Diese Aufzählung findet sich in der Karlstadter Siedlung östlich der Bodelschwinghstraße wieder. In kürzester Zeit war das Gelände des Tiefenwegs mit seinen Seitenstraßen fast vollständig bebaut worden. Karl-Heinz Keller war ab 1973 Leiter der Bauverwaltung im Karlstadter Rathaus und setzte weiter um, was zuvor in die Wege geleitet worden war: das Baugebiet am Tiefenweg.
Aus der engen Altstadt
„Anfang der 60er Jahre war der Druck nach mehr Wohnraum immer größer geworden“, erinnert er sich. Eine Reihe von Faktoren sei zusammengekommen: In der Altstadt wohnten die Menschen beengt. Die alten Häuser waren oft sanierungsbedürftig. Es gab viel Verkehr in der Altstadt. Die Hauptstraße war noch Bundesstraße, aber auch die Gassen waren voller Autos.
In der Siedlung zwischen der Bahn und der späteren Bodelschwinghstraße waren in den 30er Jahren die ersten Häuser entstanden. In den 50er und 60er Jahren nahm die Bautätigkeit zu. Karlstadt wuchs. Viele Menschen aus dem Osten siedelten sich an. Schrittweise wurden nach Bedarf neue Häuser gebaut. In den 70er Jahren jedoch explodierte Karlstadt mit dem neuen Baugebiet am Tiefenweg förmlich.
Vorangegangen waren Studien zur Frage, wie sich Karlstadt erweitern könnte. So wurden zwei neue Siedlungsschwerpunkte vorgesehen: Karlstadt Ost bis fast zum Fuß des Saupurzels und Karlstadt Nord im Hirschfeld. Dafür fanden Planungsstudien statt, eingereicht von Büros aus Heidelberg, Bern und zweien aus Darmstadt. Nachzulesen ist das Ergebnis in der Fachzeitschrift „Baumeister“ vom September 1966.
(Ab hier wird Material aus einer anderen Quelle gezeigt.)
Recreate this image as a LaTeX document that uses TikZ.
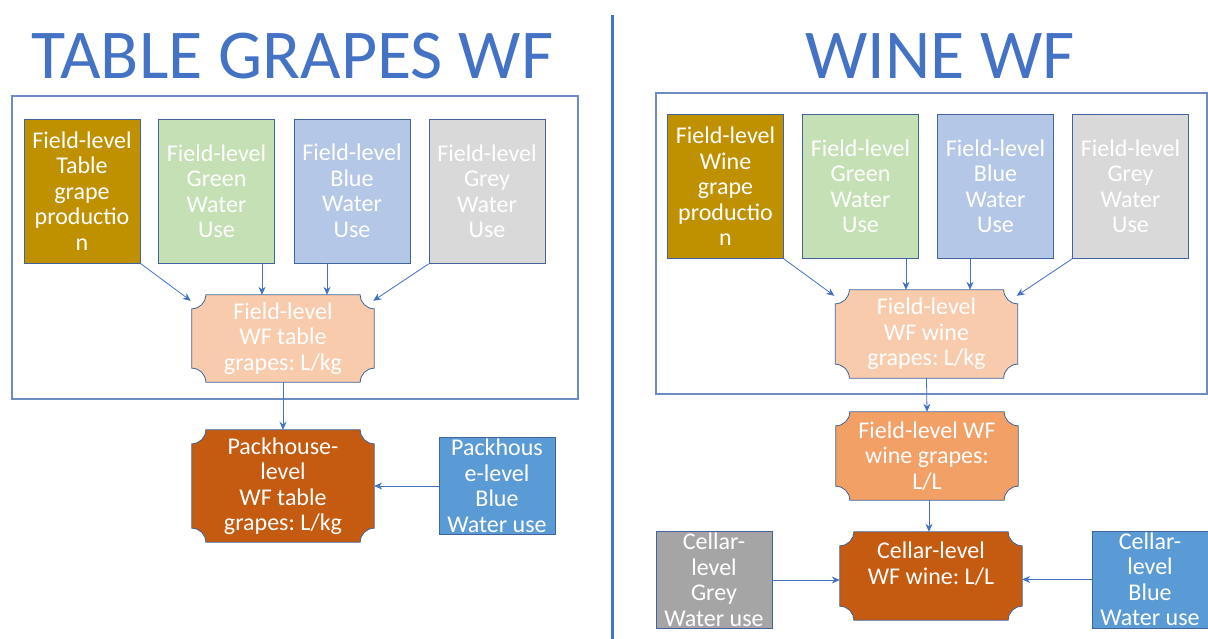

Einleitend heißt es dort: „Nach dem Zweiten Weltkrieg wuchs Karlstadt um fast 3000 Einwohner (100%), die sich in einem städtebaulich unbefriedigenden Stadtgefüge, dem Einfamilienhausquartier östlich des Bahnkörpers, ansiedelten. Die Fehler dieser Zeit hektischer und fast unkontrollierter Bautätigkeit sollen durch die Ausarbeitung eines Leitplanes (Geltung bis 1990) in Zukunft vermieden werden.“
Ziel der Planung waren nur 55 Prozent Eigenheime und 45 Prozent Mietwohnungen, von denen wiederum nur fünf Prozent Ein- und 15 Prozent Zweizimmerwohnungen sein sollten – die Familien waren größer und es gab weniger Singles. Wie Keller im Stadtarchiv herausgefunden hat, war man davon ausgegangen, dass Karlstadt von etwa 6000 Einwohnern auf rund 6900 im Jahr 1975 und 7800 im Jahr 1990 wächst. Im Endstadium sollte die Stadt – von Eingemeindungen war da noch keine Rede – 10 000 Einwohner haben. Tatsächlich sind es heute 7363 – Tendenz rückläufig.
Zeitgeist in Beton
Die Büros planten damals hauptsächlich mit verschachtelten quaderförmigen Gebäuden, allesamt mit Flachdächern, damals der letzte Schrei. Beim Durchblättern der Zeitschrift begegnet einem der Zeitgeist der damaligen Architektur: Gebäude aus blankem Beton, rechteckig und nüchtern. Am konsequentesten wurde das in Karlstadt beim Bau der Heiligen Familie umgesetzt, die schon 1967 eingeweiht wurde. Aber auch die Realschule (1970 eröffnet), die Hauptschule und das Gymnasium (beide 1976 eröffnet) sowie das neue Rathaus (Fertigstellung 1974) offenbaren diesen Stil.
Umgesetzt wurde letztlich nur der Siedlungsschwerpunkt Ost, jedoch nicht nach den Vorschlägen der Planungsstudien. Die waren zu modern, zu revolutionär. Den Stadtrat hatte der Mut verlassen. Man ließ das Baugebiet vom Büro Petz (Marktheidenfeld) planen. Keller zitiert die Begründung: „Es besteht die Gefahr, dass das Heidelberger und das Berner Büro eine Planung erstellen, die sich in Karlstadt nicht realisieren lässt.“
Auf der Fläche von zwölf Hektar wurden 330 Wohneinheiten geplant – neben ein paar Wohnblocks ausschließlich Reihenhäuser. Die Stadt selbst hatte 3,5 Hektar eingebracht, kaufte aber viel Land auf, um später keine Baulücken entstehen zu lassen. Bei 18 Mark pro Quadratmeter und nur 300 bis 400 Quadratmeter großen Grundstücken waren die Bauplätze erschwinglich. 1967 hatten sich schon knapp 50 Bauwillige gemeldet. 1970 begann die Erschließung, die Bebauung folgte sofort.